When my buddy Ian suggested we turn his ’86 Dodge half-ton into a planter, I thought the pickup had finally blown its engine. When Ian said he intended to keep the old truck on the road in Brooklyn, I figured he’d blown his.
But now, four months later, we’ve got ripe tomatoes growing in the bed (a gas station attendant ate the first one last weekend), and the transmission is going strong. Truck Farm, as we at Wicked Delicate call her now, is a mobile CSA, with twelve (increasingly skinny) paying subscribers.
The gray Dodge has already given us a bumper crop of arugula, lettuce, broccoli and herbs, and our habanero plants are rooting nicely. Most importantly, Truck Farm is sprouting a steady supply of interested neighbors. They pull weeds, add water, only occasionally steal parsley, and leave behind a calling card of plastic animals: toy cows and chickens that graze contentedly among the nasturtiums. Part garden, part art installation, Truck Farm is getting invited to way more summer barbecues than its owners.
I like to think that the project’s curb appeal goes beyond its novelty (and if you’ve seen TheWhoFarmMobile or the Waterpod you know it’s not that novel). The desire to grow food in the city goes back to Babylon and beyond: there’s a mental satiety that comes from starting a recipe when you plant a seed.

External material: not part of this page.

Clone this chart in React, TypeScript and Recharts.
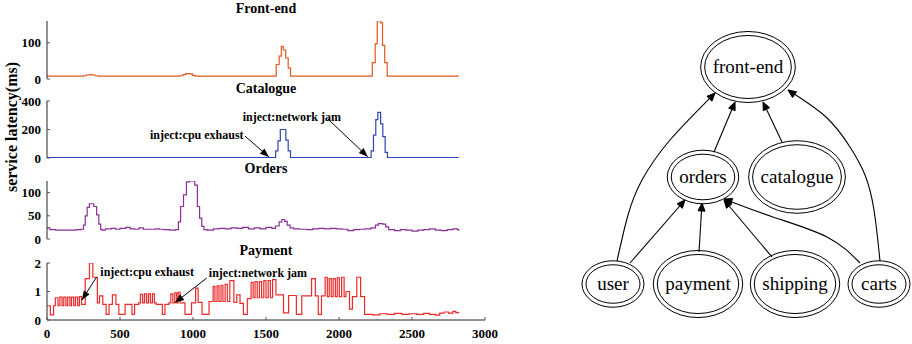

Now, our veggie truck wasn’t meant to be a model for any larger fleet of four-wheeled farmland (though a conversion craze might be Detroit’s last hope). We wanted it to be a showcase for urban agriculture of the low-carbon variety. On a recent trip to Added Value, adolescents from across Brooklyn were washing lettuce and harvesting collards at Red Hook Community Farm. “I used to drink a lot of soda,” one said. “But since I started at the farm, I’ve changed what I eat.” Added Value’s opening-day market was rich in low-cost, high-quality produce, most of which had traveled less than 50 feet from farm to table.
Later, at Greenpoint’s Rooftop Farms, E-Trade ex-pat Ben Flanner showed us how New York’s decimated agricultural lands could be restored, four stories up on a Brooklyn warehouse. With a Manhattan skyline in the background, butterflies flirted with the tomato blossoms and Ben took orders for zucchini by cell-phone.
Admittedly, the patchwork farms and gardens sprouting up like weeds in the sidewalk cracks around New York these days may be a ways off from feeding us all, but I think they’re bringing our food system something it sorely needs: a dose of fun.